• **Data shown**
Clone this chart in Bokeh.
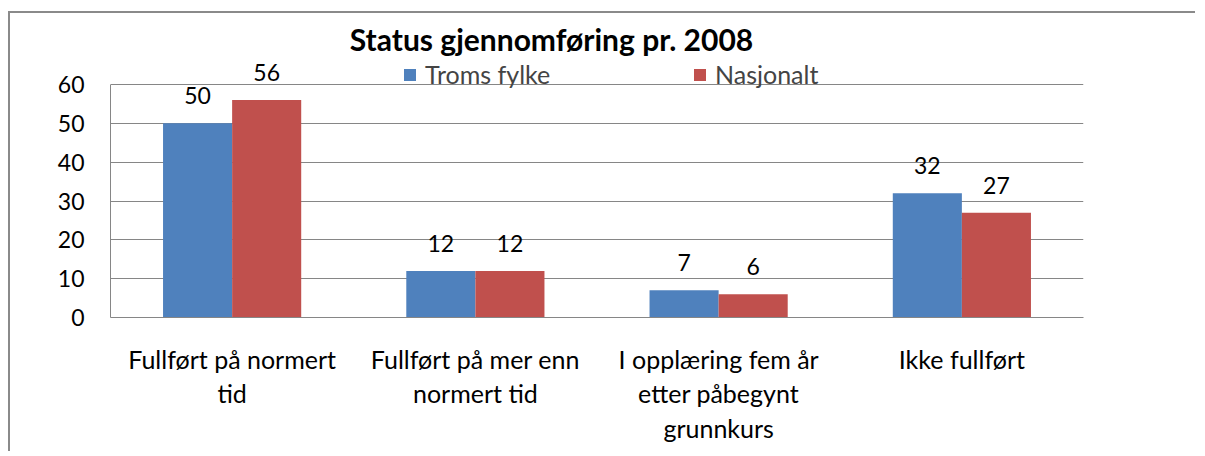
from bokeh.plotting import figure
from bokeh.models import ColumnDataSource, Range1d, FactorRange, Legend, LegendItem, LabelSet, Label, FixedTicker
from bokeh.transform import dodge
from bokeh.core.properties import value
from bokeh.embed import file_html
from bokeh.resources import INLINE

categories = ["Fullført på normert\ntid", "Fullført på mer enn\nnormert tid",
              "I opplæring fem år\netter påbegynt\ngrunnkurs", "Ikke fullført"]
troms = [50, 12, 7, 32]
nasjonalt = [56, 12, 6, 27]
series_names = ["Troms fylke", "Nasjonalt"]
y_ticks = [0, 10, 20, 30, 40, 50, 60]
title_text = "Status gjennomføring pr. 2008"

FONT = "Lato"
BLUE = "#4F81BD"
RED = "#C0504D"
GRAY = "#868686"

# layout (pixels): frame spans full canvas height; gridded part 0..60 occupies lower 233 px
FRAME_H = 304
GRID_H = 233
y_max = y_ticks[-1] * FRAME_H / GRID_H

src = ColumnDataSource(dict(cat=categories, troms=troms, nasj=nasjonalt,
                            troms_s=[str(v) for v in troms],
                            nasj_s=[str(v) for v in nasjonalt]))

p = figure(width=1187, height=440, x_range=FactorRange(*categories), y_range=Range1d(0, y_max),
           output_backend="svg", toolbar_location=None,
           min_border_left=100, min_border_right=114, min_border_top=0, min_border_bottom=136)
p.styles = {"border-left": "2px solid #8a8a8a", "border-top": "2px solid #8a8a8a",
            "position": "relative", "top": "11px", "left": "8px"}
p.outline_line_color = None
p.background_fill_color = "white"
p.border_fill_color = "white"

W = 0.284
r1 = p.vbar(x=dodge("cat", -W / 2, range=p.x_range), top="troms", width=W, source=src,
            fill_color=BLUE, line_color=None)
r2 = p.vbar(x=dodge("cat", W / 2, range=p.x_range), top="nasj", width=W, source=src,
            fill_color=RED, line_color=None)

for col, txt, off in (("troms", "troms_s", -W / 2), ("nasj", "nasj_s", W / 2)):
    ls = LabelSet(x=dodge("cat", off, range=p.x_range), y=col, text=txt, source=src,
                  text_align="center", text_baseline="alphabetic", y_offset=19,
                  text_font=value(FONT), text_font_size="23px", text_color="black")
    p.add_layout(ls)

p.xgrid.grid_line_color = None
p.ygrid.grid_line_color = GRAY
p.ygrid.grid_line_width = 1
p.yaxis.ticker = FixedTicker(ticks=y_ticks)
p.yaxis.bounds = (y_ticks[0], y_ticks[-1])

for ax in (p.xaxis[0], p.yaxis[0]):
    ax.axis_line_color = GRAY
    ax.axis_line_width = 1
    ax.major_tick_in = 0
    ax.major_tick_out = 0
    ax.minor_tick_in = 0
    ax.minor_tick_out = 0
    ax.major_label_text_font = FONT
    ax.major_label_text_color = "black"

p.yaxis.major_label_text_font_size = "23px"
p.xaxis.major_label_text_font_size = "25px"
p.yaxis.major_label_standoff = 26
p.xaxis.major_label_standoff = 26
p.xaxis.major_label_text_line_height = 1.16

title = Label(x=0, y=y_ticks[-1], x_offset=441, y_offset=46, text=title_text, text_align="center",
              text_baseline="alphabetic", text_font=FONT, text_font_size="30px",
              text_font_style="bold", text_color="black")
p.add_layout(title)

legend = Legend(items=[LegendItem(label=series_names[0], renderers=[r1]),
                       LegendItem(label=series_names[1], renderers=[r2])],
                location=(292, 228), orientation="horizontal", padding=0, margin=0,
                spacing=0, glyph_width=15, glyph_height=15, label_width=267,
                label_standoff=8, label_text_font=FONT, label_text_font_size="25px",
                border_line_color=None, background_fill_alpha=0)
p.add_layout(legend, "center")

open("out.html", "w").write(file_html(p, INLINE))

• **Short problem**
Drop the images and repeat the data exactly.

• **Exercise output**
Clone this chart in Bokeh.
from bokeh.plotting import figure
from bokeh.models import ColumnDataSource, Range1d, FactorRange, Legend, LegendItem, LabelSet, Label, FixedTicker
from bokeh.transform import dodge
from bokeh.core.properties import value
from bokeh.embed import file_html
from bokeh.resources import INLINE

categories = ["Fullført på normert\ntid", "Fullført på mer enn\nnormert tid",
              "I opplæring fem år\netter påbegynt\ngrunnkurs", "Ikke fullført"]
troms = [50, 12, 7, 32]
nasjonalt = [56, 12, 6, 27]
series_names = ["Troms fylke", "Nasjonalt"]
y_ticks = [0, 10, 20, 30, 40, 50, 60]
title_text = "Status gjennomføring pr. 2008"

FONT = "Lato"
BLUE = "#4F81BD"
RED = "#C0504D"
GRAY = "#868686"

# layout (pixels): frame spans full canvas height; gridded part 0..60 occupies lower 233 px
FRAME_H = 304
GRID_H = 233
y_max = y_ticks[-1] * FRAME_H / GRID_H

src = ColumnDataSource(dict(cat=categories, troms=troms, nasj=nasjonalt,
                            troms_s=[str(v) for v in troms],
                            nasj_s=[str(v) for v in nasjonalt]))

p = figure(width=1187, height=440, x_range=FactorRange(*categories), y_range=Range1d(0, y_max),
           output_backend="svg", toolbar_location=None,
           min_border_left=100, min_border_right=114, min_border_top=0, min_border_bottom=136)
p.styles = {"border-left": "2px solid #8a8a8a", "border-top": "2px solid #8a8a8a",
            "position": "relative", "top": "11px", "left": "8px"}
p.outline_line_color = None
p.background_fill_color = "white"
p.border_fill_color = "white"

W = 0.284
r1 = p.vbar(x=dodge("cat", -W / 2, range=p.x_range), top="troms", width=W, source=src,
            fill_color=BLUE, line_color=None)
r2 = p.vbar(x=dodge("cat", W / 2, range=p.x_range), top="nasj", width=W, source=src,
            fill_color=RED, line_color=None)

for col, txt, off in (("troms", "troms_s", -W / 2), ("nasj", "nasj_s", W / 2)):
    ls = LabelSet(x=dodge("cat", off, range=p.x_range), y=col, text=txt, source=src,
                  text_align="center", text_baseline="alphabetic", y_offset=19,
                  text_font=value(FONT), text_font_size="23px", text_color="black")
    p.add_layout(ls)

p.xgrid.grid_line_color = None
p.ygrid.grid_line_color = GRAY
p.ygrid.grid_line_width = 1
p.yaxis.ticker = FixedTicker(ticks=y_ticks)
p.yaxis.bounds = (y_ticks[0], y_ticks[-1])

for ax in (p.xaxis[0], p.yaxis[0]):
    ax.axis_line_color = GRAY
    ax.axis_line_width = 1
    ax.major_tick_in = 0
    ax.major_tick_out = 0
    ax.minor_tick_in = 0
    ax.minor_tick_out = 0
    ax.major_label_text_font = FONT
    ax.major_label_text_color = "black"

p.yaxis.major_label_text_font_size = "23px"
p.xaxis.major_label_text_font_size = "25px"
p.yaxis.major_label_standoff = 26
p.xaxis.major_label_standoff = 26
p.xaxis.major_label_text_line_height = 1.16

title = Label(x=0, y=y_ticks[-1], x_offset=441, y_offset=46, text=title_text, text_align="center",
              text_baseline="alphabetic", text_font=FONT, text_font_size="30px",
              text_font_style="bold", text_color="black")
p.add_layout(title)

legend = Legend(items=[LegendItem(label=series_names[0], renderers=[r1]),
                       LegendItem(label=series_names[1], renderers=[r2])],
                location=(292, 228), orientation="horizontal", padding=0, margin=0,
                spacing=0, glyph_width=15, glyph_height=15, label_width=267,
                label_standoff=8, label_text_font=FONT, label_text_font_size="25px",
                border_line_color=None, background_fill_alpha=0)
p.add_layout(legend, "center")

open("out.html", "w").write(file_html(p, INLINE))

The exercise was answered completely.